• **Exercise details**
Without the pictures, extract every line from the start of the material to the line containing "const labelGap = [20, 26, 26, 23, 14];", both ends included.
— START Source data —
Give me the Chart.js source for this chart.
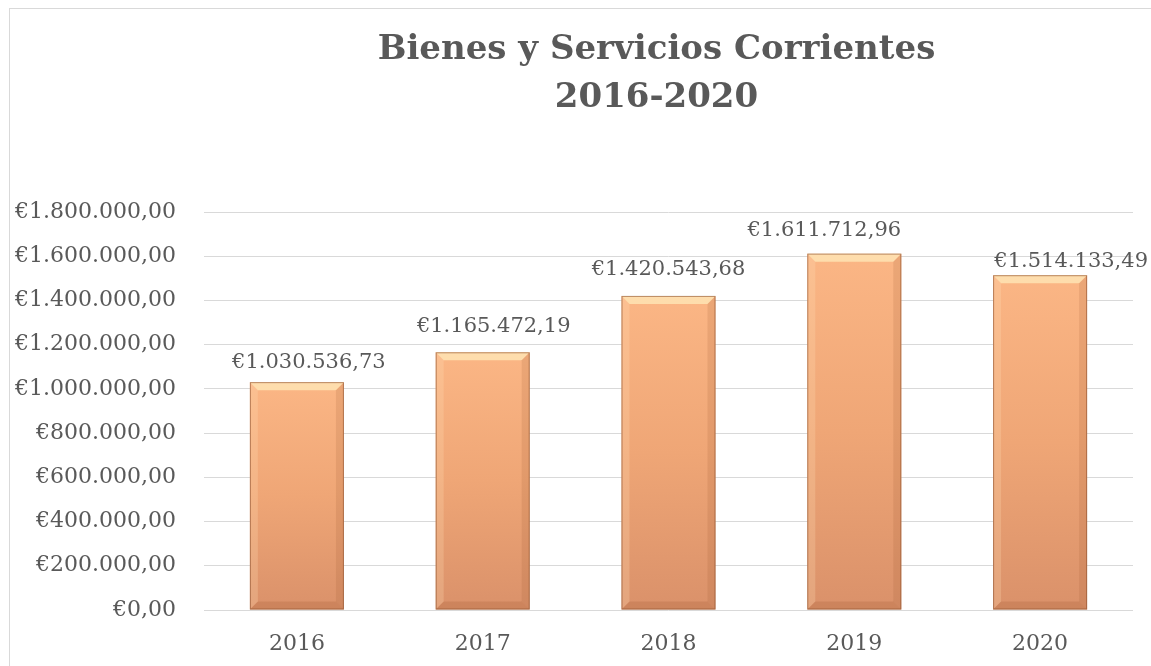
<!DOCTYPE html>
<html>
<head>
<meta charset="utf-8">
<script src="https://cdn.jsdelivr.net/npm/chart.js@4"></script>
<style>
  html, body { margin: 0; padding: 0; background: #fff; }
  #wrap { width: 1151px; height: 666px; position: relative; }
</style>
</head>
<body>
<div id="wrap"><canvas id="myChart" width="1151" height="666"></canvas></div>
<script>
const years = ['2016', '2017', '2018', '2019', '2020'];
const gasto = [1030536.73, 1165472.19, 1420543.68, 1611712.96, 1514133.49];
const titleLines = ['Bienes y Servicios Corrientes', '2016-2020'];
const yMax = 1800000;
const yStep = 200000;

const textColor = '#595959';
const gridColor = '#d9d9d9';
const fontFamily = '"DejaVu Serif", serif';

// labels were nudged by hand in the original: horizontal shift, gap above bar (px)
const labelDx = [12, 11, 0, -30, 35];
const labelGap = [20, 26, 26, 23, 14];

// 1800000 -> €1.800.000,00
function euro(v) {
  const parts = v.toFixed(2).split('.');
  const ent = parts[0].replace(/\B(?=(\d{3})+(?!\d))/g, '.');
  return '€' + ent + ',' + parts[1];
}

// light at the top of each bar, darker at the base
function barFill(context) {
  const chart = context.chart;
  const area = chart.chartArea;
  if (!area) return '#f4a877';
  const y = chart.scales.y;
  const top = y.getPixelForValue(context.raw);
  const bottom = y.getPixelForValue(0);
  const g = chart.ctx.createLinearGradient(0, top, 0, bottom);
  g.addColorStop(0, '#fbb685');
  g.addColorStop(0.5, '#efa676');
  g.addColorStop(1, '#da916a');
  return g;
}

const frame = {
  id: 'frame',
  beforeDraw(chart) {
    const c = chart.ctx;
    c.save();
    c.strokeStyle = gridColor;
    c.lineWidth = 1;
    c.strokeRect(9.5, 8.5, chart.width + 20, chart.height + 20);
    c.restore();
  }
};

// title centred over the plot area, as in the original
const bigTitle = {
  id: 'bigTitle',
  afterDraw(chart) {
    const c = chart.ctx;
    const a = chart.chartArea;
    c.save();
    c.font = 'bold 34px ' + fontFamily;
    c.fillStyle = textColor;
    c.textAlign = 'center';
    c.textBaseline = 'middle';
    const cx = (a.left + a.right) / 2 - 12;
    titleLines.forEach((t, i) => c.fillText(t, cx, 50 + i * 48));
    c.restore();
  }
};

// soft bevel on the bars
const bevel = {
  id: 'bevel',
  afterDatasetsDraw(chart) {
    const c = chart.ctx;
    chart.getDatasetMeta(0).data.forEach(bar => {
      const l = bar.x - bar.width / 2, r = bar.x + bar.width / 2;
      const t = bar.y, b = bar.base, e = 8;
      c.save();
      c.fillStyle = 'rgba(255,238,190,0.7)';
      c.beginPath();
      c.moveTo(l, t); c.lineTo(r, t); c.lineTo(r - e, t + e); c.lineTo(l + e, t + e); c.closePath();
      c.fill();
      c.fillStyle = 'rgba(255,225,185,0.25)';
      c.beginPath();
      c.moveTo(l, t); c.lineTo(l + e, t + e); c.lineTo(l + e, b - e); c.lineTo(l, b); c.closePath();
      c.fill();
      c.fillStyle = 'rgba(150,80,40,0.15)';
      c.beginPath();
      c.moveTo(r, t); c.lineTo(r - e, t + e); c.lineTo(r - e, b - e); c.lineTo(r, b); c.closePath();
      c.fill();
      c.fillStyle = 'rgba(150,80,40,0.2)';
      c.beginPath();
      c.moveTo(l, b); c.lineTo(l + e, b - e); c.lineTo(r - e, b - e); c.lineTo(r, b); c.closePath();
      c.fill();
      c.strokeStyle = 'rgba(140,80,45,0.6)';
      c.lineWidth = 1;
      c.strokeRect(l + 0.5, t + 0.5, bar.width - 1, b - t - 1);
      c.restore();
    });
  }
};

const valueLabels = {
  id: 'valueLabels',
  afterDatasetsDraw(chart) {
    const c = chart.ctx;
    c.save();
    c.font = '21px ' + fontFamily;
    c.fillStyle = textColor;
    c.textBaseline = 'middle';
    c.textAlign = 'center';
    chart.getDatasetMeta(0).data.forEach((bar, i) => {
      const txt = euro(gasto[i]);
      const w = c.measureText(txt).width;
      let x = bar.x + labelDx[i];
      if (x + w / 2 > chart.width - 3) x = chart.width - 3 - w / 2;
      c.fillText(txt, x, bar.y - labelGap[i]);
    });
    c.restore();
  }
};

const ctx = document.getElementById('myChart').getContext('2d');
new Chart(ctx, {
  type: 'bar',
  data: {
    labels: years,
    datasets: [{
      label: 'Bienes y Servicios Corrientes',
      data: gasto,
      backgroundColor: barFill,
      borderWidth: 0,
      barPercentage: 0.506,
      categoryPercentage: 1
    }]
  },
  options: {
    responsive: false,
    animation: false,
    layout: { padding: { left: 0, right: 18, top: 212, bottom: 0 } },
    plugins: {
      legend: { display: false },
      tooltip: { enabled: false },
      title: { display: false }
    },
    scales: {
      x: {
        grid: { display: false },
        border: { display: false },
        ticks: { color: textColor, font: { family: fontFamily, size: 22 }, padding: 13 },
        afterFit(s) { s.height = 56; }
      },
      y: {
        min: 0,
        max: yMax,
        grid: { color: gridColor, drawTicks: false },
        border: { display: false },
        ticks: {
          stepSize: yStep,
          color: textColor,
          padding: 28,
          font: { family: fontFamily, size: 22 },
          callback: v => euro(v)
        },
        afterFit(s) { s.width = 204; }
      }
    }
  },
  plugins: [frame, bevel, valueLabels, bigTitle]
});
</script>
</body>
</html>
— END Source data —
• **Written solution**
Give me the Chart.js source for this chart.
<!DOCTYPE html>
<html>
<head>
<meta charset="utf-8">
<script src="https://cdn.jsdelivr.net/npm/chart.js@4"></script>
<style>
  html, body { margin: 0; padding: 0; background: #fff; }
  #wrap { width: 1151px; height: 666px; position: relative; }
</style>
</head>
<body>
<div id="wrap"><canvas id="myChart" width="1151" height="666"></canvas></div>
<script>
const years = ['2016', '2017', '2018', '2019', '2020'];
const gasto = [1030536.73, 1165472.19, 1420543.68, 1611712.96, 1514133.49];
const titleLines = ['Bienes y Servicios Corrientes', '2016-2020'];
const yMax = 1800000;
const yStep = 200000;

const textColor = '#595959';
const gridColor = '#d9d9d9';
const fontFamily = '"DejaVu Serif", serif';

// labels were nudged by hand in the original: horizontal shift, gap above bar (px)
const labelDx = [12, 11, 0, -30, 35];
const labelGap = [20, 26, 26, 23, 14];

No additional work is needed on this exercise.